The "camp" was designed and built between 293 and 305 CE. An inscription discovered at the temple of the standards proclaims:

[Reparato]res orbis sui et propagatores generis humani dd. pp. Diocletianus [ ] [invictis]simi impp. et Constantius et Maximianus nobb. Caess. castra feliciter condiderunt [curam age]nte Sossiano Hieroclete v[ir] p[erfectissimus], praess. provinciae, d[evoto] n[umini] m[aiestati]q[ue] eorum.

The repairers of their world and propagators of the human race, our lords Diocletian and [ ], the most unconquered emperors, and Constantius [Chlorus] and Maximianus [Galerius], the most noble Caesars, have successfully founded the camp [castra], under the care of Sossianus Hierocles, the most perfect man, governor [praeses] of the province, devoted to their numen and maiestas.

The second name after Diocletian's was erased from the inscription but is probably that of his co-emperor Maximian, who was subjected to damnatio memoriae by Constantine I, under which his name was erased from public inscriptions and images of him were destroyed. The other co-emperors mentioned in the inscription are Constantius Chlorus and Galerius.
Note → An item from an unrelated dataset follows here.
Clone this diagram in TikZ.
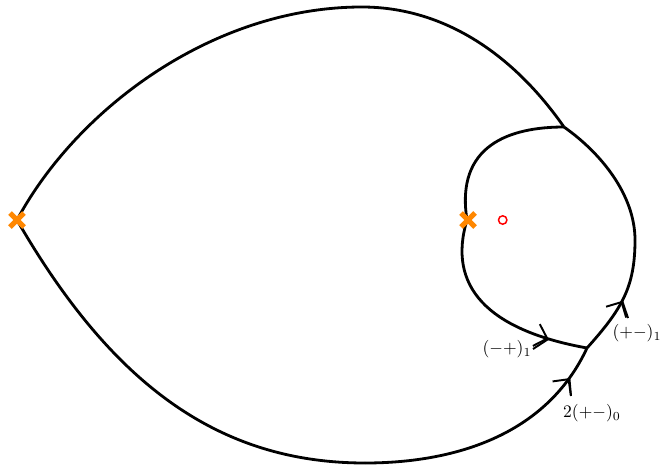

It is not clear whether the term castra (conventionally translated as "camp") referred exclusively to the Camp of Diocletian. The wall that separated the military buildings from the civilian settlement at Palmyra was clearly only symbolic and there would have been relatively free movement between the camp and the rest of the city. It is possible that the whole city may have been regarded as a castrum, in the wider sense of a fortified place rather than just the much smaller area of the camp.

==Excavations==
The site has been excavated by a Polish archaeological team from the University of Warsaw. The excavations, led by Dr. Kazimierz Michalowski, unearthed several structures believed to be guard rooms, staircases and side entrances to the compound. The works also determined that the via praetoria colonnade is a remnant of older structures and probably pre-dates the construction of the camp by a century. It also uncovered the layer of occupation preceding the camp which included a residential quarter and funerary artefacts dating to the first-century CE. Furthermore, the excavations discovered several additions dating to the Byzantine period, including a coin and jewelry hoard.

==Occupation by ISIL==

The extremist Islamic State of Iraq and the Levant (ISIL) group occupied Palmyra between May 2015 and March 2016. Parts of the ancient city were damaged or destroyed by ISIL, and the Russian television network RT claimed that the Camp of Diocletian had been among the areas affected by the ISIL occupation. However, DigitalGlobe satellite imagery from the end of March 2016 showed that there was no visible change to the status of the area.